• DIRECTIVE: Set out every line bearing the string "this".

[start of RECORDS]

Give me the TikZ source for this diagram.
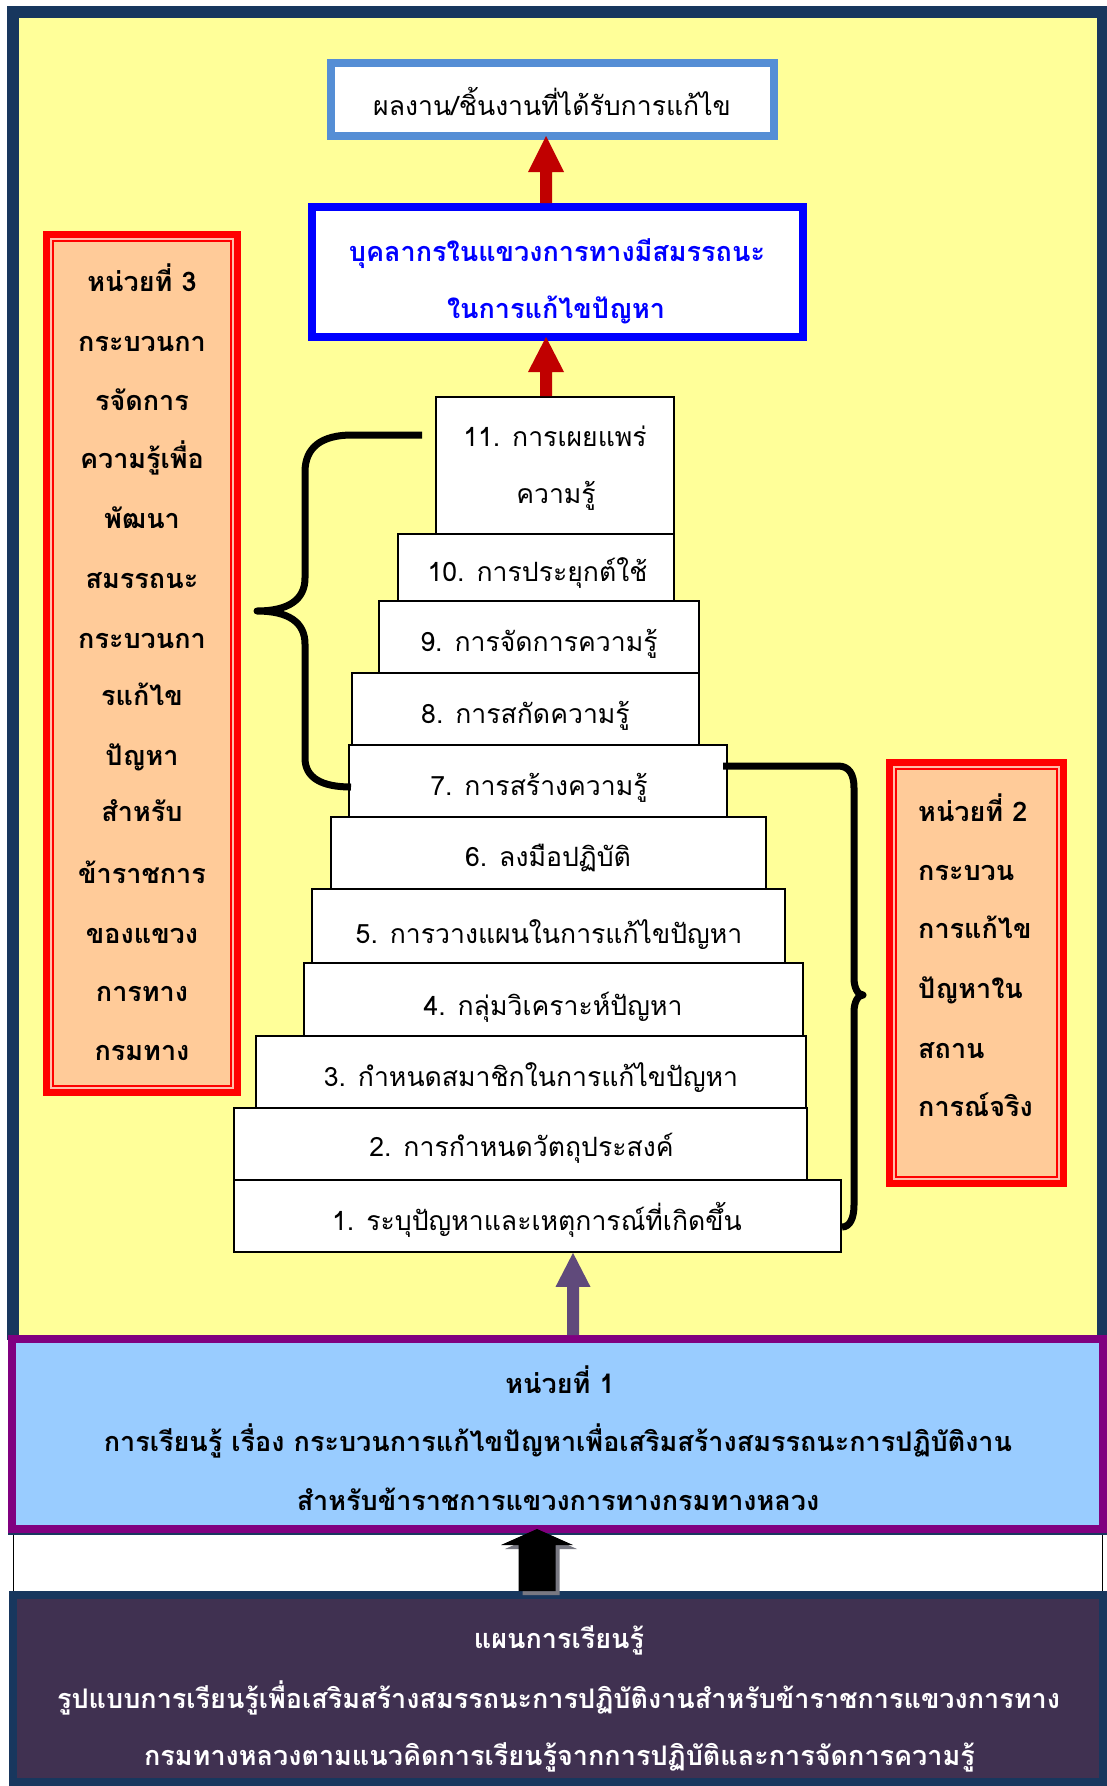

[end of RECORDS]
[start of RECORDS]

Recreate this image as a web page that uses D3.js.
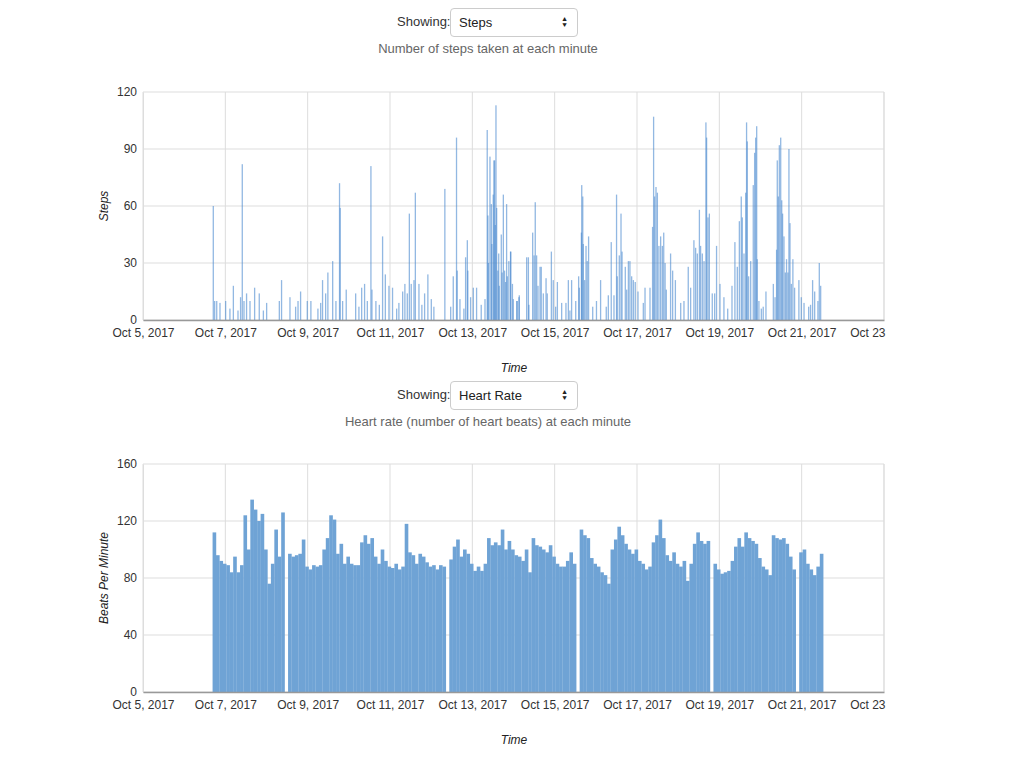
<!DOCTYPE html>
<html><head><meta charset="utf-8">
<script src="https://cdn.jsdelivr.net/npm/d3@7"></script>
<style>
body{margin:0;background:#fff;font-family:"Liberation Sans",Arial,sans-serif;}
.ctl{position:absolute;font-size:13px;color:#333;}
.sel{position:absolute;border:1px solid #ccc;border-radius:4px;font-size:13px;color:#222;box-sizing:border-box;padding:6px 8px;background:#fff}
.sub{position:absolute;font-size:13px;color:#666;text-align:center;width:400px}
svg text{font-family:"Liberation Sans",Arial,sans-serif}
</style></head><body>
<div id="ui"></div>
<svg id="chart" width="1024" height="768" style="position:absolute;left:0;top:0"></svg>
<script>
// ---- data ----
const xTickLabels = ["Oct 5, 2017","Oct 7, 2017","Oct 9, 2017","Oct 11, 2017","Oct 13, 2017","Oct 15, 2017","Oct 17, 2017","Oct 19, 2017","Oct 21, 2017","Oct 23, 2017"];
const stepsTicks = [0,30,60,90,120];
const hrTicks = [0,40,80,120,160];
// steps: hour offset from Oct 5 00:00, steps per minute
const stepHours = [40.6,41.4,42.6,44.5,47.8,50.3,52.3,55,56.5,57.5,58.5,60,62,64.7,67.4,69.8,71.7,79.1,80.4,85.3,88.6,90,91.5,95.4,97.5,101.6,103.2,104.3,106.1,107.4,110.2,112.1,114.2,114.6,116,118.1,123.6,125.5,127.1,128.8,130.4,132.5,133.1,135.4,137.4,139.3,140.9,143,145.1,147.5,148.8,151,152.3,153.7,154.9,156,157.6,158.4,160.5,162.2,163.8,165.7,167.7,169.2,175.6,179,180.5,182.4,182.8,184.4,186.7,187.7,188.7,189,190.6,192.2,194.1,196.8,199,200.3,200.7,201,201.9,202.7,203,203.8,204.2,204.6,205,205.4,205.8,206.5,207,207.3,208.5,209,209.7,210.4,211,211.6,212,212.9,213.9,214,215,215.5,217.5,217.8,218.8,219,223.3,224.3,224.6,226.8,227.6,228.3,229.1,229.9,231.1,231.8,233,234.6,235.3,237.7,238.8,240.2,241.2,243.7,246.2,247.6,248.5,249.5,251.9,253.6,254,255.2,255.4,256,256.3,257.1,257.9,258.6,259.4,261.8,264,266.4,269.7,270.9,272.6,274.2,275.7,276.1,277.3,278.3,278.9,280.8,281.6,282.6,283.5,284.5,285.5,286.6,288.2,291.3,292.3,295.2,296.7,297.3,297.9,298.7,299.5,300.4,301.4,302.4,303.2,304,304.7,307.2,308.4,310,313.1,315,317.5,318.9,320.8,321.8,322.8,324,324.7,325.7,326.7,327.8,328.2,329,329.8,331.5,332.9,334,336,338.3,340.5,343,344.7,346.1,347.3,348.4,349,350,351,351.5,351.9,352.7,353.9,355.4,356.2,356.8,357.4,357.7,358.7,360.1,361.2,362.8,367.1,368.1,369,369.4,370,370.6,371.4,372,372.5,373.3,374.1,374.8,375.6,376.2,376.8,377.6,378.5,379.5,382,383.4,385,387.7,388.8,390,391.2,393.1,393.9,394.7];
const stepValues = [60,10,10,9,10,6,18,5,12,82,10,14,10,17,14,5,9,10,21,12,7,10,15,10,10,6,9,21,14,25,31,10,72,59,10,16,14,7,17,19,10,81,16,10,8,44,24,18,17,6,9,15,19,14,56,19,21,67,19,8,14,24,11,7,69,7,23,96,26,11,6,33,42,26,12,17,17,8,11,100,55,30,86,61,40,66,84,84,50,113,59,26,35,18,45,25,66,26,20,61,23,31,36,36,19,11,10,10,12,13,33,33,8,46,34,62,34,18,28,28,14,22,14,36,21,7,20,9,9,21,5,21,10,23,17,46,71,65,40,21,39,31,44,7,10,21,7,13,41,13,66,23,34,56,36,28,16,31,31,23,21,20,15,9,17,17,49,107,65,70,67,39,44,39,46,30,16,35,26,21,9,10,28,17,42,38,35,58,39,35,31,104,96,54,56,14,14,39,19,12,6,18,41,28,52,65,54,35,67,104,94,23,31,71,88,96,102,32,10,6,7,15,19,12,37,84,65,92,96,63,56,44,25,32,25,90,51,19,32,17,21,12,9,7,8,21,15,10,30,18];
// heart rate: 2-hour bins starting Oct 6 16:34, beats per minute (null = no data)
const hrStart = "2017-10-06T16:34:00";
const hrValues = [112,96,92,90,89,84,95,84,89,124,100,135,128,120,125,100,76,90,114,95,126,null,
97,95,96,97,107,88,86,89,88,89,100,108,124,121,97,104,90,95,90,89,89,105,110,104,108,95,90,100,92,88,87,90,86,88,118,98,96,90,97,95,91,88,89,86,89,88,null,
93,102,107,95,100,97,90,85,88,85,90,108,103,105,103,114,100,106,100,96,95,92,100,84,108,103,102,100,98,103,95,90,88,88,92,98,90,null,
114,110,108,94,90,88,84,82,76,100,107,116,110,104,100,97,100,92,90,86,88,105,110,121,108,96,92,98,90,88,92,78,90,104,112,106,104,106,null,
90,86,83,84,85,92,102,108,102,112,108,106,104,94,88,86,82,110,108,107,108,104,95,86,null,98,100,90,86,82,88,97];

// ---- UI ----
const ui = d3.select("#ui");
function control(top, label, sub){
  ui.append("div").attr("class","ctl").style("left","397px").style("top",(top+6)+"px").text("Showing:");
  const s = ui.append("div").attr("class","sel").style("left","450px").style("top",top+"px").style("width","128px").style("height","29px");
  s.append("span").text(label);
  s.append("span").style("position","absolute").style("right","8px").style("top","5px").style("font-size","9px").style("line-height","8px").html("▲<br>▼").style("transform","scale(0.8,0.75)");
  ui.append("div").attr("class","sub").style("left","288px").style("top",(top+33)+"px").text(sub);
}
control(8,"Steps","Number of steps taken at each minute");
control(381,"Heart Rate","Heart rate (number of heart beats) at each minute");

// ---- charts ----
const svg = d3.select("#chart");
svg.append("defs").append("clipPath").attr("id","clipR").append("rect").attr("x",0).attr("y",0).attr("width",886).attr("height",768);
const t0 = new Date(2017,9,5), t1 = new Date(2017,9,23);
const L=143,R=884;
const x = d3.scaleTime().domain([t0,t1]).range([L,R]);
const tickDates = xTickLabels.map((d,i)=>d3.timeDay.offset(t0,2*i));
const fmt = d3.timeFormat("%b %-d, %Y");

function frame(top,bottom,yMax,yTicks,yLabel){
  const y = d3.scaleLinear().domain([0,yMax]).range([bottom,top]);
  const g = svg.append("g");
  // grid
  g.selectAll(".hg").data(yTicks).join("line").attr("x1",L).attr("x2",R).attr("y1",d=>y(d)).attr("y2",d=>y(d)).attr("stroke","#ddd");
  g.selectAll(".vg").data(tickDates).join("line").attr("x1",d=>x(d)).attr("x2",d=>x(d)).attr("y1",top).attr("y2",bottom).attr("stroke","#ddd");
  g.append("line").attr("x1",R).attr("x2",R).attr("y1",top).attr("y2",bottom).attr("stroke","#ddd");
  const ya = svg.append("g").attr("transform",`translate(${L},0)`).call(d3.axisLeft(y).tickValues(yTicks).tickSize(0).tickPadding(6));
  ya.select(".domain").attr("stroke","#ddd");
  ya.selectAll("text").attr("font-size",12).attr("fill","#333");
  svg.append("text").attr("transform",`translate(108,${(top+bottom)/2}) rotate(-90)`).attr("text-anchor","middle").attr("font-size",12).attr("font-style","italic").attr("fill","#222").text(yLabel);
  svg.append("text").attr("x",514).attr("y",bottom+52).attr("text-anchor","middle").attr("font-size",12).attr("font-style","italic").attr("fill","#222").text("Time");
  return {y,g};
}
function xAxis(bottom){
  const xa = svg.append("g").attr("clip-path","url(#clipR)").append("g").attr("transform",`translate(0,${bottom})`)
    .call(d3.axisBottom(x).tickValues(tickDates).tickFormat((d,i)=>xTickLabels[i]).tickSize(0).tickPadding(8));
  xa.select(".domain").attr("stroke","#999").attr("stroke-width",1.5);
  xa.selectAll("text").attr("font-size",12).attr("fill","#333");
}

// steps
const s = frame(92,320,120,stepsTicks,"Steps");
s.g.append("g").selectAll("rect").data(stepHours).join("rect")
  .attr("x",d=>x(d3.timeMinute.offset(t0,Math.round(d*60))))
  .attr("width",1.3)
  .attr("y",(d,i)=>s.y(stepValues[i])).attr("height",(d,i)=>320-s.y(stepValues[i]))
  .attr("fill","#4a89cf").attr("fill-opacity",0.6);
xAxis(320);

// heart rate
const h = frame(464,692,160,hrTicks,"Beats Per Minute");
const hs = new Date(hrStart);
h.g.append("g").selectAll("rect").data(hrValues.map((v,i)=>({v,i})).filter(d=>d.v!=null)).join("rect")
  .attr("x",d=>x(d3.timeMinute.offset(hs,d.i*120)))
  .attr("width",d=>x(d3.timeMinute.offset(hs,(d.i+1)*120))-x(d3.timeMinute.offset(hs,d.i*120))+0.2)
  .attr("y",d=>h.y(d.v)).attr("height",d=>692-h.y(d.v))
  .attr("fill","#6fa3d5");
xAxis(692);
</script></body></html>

[end of RECORDS]

• REPLY TO THE TASK:
Give me the TikZ source for this diagram.
Recreate this image as a web page that uses D3.js.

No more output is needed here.